Do this:
Work through the material below and count the lines holding the word "with"; give that count and nothing more.

Material:
* Start *
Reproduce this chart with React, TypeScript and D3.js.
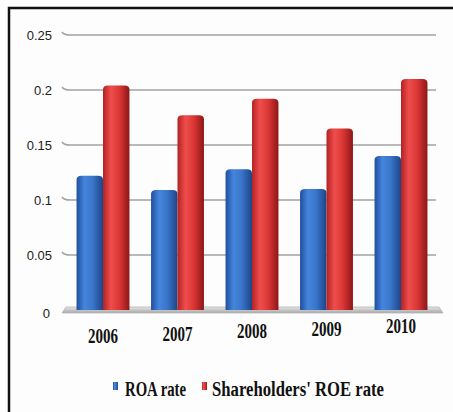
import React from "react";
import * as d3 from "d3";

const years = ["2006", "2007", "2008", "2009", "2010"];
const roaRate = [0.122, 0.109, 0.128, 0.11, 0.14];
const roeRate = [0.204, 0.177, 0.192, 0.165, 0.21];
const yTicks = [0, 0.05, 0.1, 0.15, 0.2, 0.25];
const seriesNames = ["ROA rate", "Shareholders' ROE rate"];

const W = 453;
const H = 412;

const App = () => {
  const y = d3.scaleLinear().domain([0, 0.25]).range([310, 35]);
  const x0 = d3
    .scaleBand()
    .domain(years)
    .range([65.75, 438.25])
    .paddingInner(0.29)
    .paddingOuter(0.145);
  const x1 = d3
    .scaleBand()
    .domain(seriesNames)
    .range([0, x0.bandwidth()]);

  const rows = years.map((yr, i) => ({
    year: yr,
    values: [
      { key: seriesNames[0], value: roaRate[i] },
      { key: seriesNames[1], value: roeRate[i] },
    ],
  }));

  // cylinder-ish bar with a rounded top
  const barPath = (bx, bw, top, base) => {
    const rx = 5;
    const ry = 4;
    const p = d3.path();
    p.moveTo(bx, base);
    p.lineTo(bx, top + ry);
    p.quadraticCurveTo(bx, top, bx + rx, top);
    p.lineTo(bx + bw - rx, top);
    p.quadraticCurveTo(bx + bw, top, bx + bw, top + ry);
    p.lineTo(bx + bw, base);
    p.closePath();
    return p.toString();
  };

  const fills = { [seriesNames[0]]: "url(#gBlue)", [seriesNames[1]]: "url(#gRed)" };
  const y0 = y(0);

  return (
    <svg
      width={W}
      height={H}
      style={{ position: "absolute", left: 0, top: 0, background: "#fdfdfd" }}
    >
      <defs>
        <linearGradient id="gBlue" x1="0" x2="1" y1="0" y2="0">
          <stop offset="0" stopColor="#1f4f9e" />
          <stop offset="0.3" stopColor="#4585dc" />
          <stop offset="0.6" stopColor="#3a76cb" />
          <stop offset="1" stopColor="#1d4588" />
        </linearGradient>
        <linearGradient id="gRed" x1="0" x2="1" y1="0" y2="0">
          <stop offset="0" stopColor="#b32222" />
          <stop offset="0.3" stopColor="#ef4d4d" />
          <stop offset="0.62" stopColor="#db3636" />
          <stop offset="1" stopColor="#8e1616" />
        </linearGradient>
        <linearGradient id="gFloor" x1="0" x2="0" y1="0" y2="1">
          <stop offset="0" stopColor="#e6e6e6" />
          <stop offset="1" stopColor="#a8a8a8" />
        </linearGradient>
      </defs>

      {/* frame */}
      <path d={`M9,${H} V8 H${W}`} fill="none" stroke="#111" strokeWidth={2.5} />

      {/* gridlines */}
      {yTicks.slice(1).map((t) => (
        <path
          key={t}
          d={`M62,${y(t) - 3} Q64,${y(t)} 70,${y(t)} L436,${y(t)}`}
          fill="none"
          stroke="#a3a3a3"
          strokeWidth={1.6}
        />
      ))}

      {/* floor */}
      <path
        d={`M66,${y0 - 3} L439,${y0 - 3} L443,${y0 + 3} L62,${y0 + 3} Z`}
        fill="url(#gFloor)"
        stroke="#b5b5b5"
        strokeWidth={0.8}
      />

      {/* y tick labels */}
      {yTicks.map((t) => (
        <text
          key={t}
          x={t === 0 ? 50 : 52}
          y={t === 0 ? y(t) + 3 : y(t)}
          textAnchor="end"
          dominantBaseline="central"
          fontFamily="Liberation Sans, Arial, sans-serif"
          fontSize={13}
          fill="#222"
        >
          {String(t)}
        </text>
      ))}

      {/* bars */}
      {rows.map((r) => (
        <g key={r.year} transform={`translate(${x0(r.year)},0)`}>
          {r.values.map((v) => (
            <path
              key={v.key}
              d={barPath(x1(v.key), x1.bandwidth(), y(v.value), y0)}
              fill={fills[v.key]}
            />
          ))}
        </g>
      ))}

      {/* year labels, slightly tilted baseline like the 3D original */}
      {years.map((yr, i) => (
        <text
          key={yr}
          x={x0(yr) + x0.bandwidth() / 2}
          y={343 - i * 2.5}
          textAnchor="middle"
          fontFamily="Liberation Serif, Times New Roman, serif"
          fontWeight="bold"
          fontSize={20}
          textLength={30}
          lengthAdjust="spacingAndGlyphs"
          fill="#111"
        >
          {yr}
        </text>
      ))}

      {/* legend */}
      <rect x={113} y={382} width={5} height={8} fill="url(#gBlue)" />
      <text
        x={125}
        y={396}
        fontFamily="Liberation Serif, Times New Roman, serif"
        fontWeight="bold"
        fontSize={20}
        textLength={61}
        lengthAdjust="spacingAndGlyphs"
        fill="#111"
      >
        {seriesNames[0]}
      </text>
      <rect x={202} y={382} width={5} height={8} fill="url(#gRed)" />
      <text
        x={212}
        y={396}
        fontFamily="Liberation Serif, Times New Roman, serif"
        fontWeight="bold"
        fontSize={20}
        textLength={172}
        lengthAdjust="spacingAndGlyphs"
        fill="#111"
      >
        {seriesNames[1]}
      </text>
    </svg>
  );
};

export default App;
* End *
Answer to the exercise:
2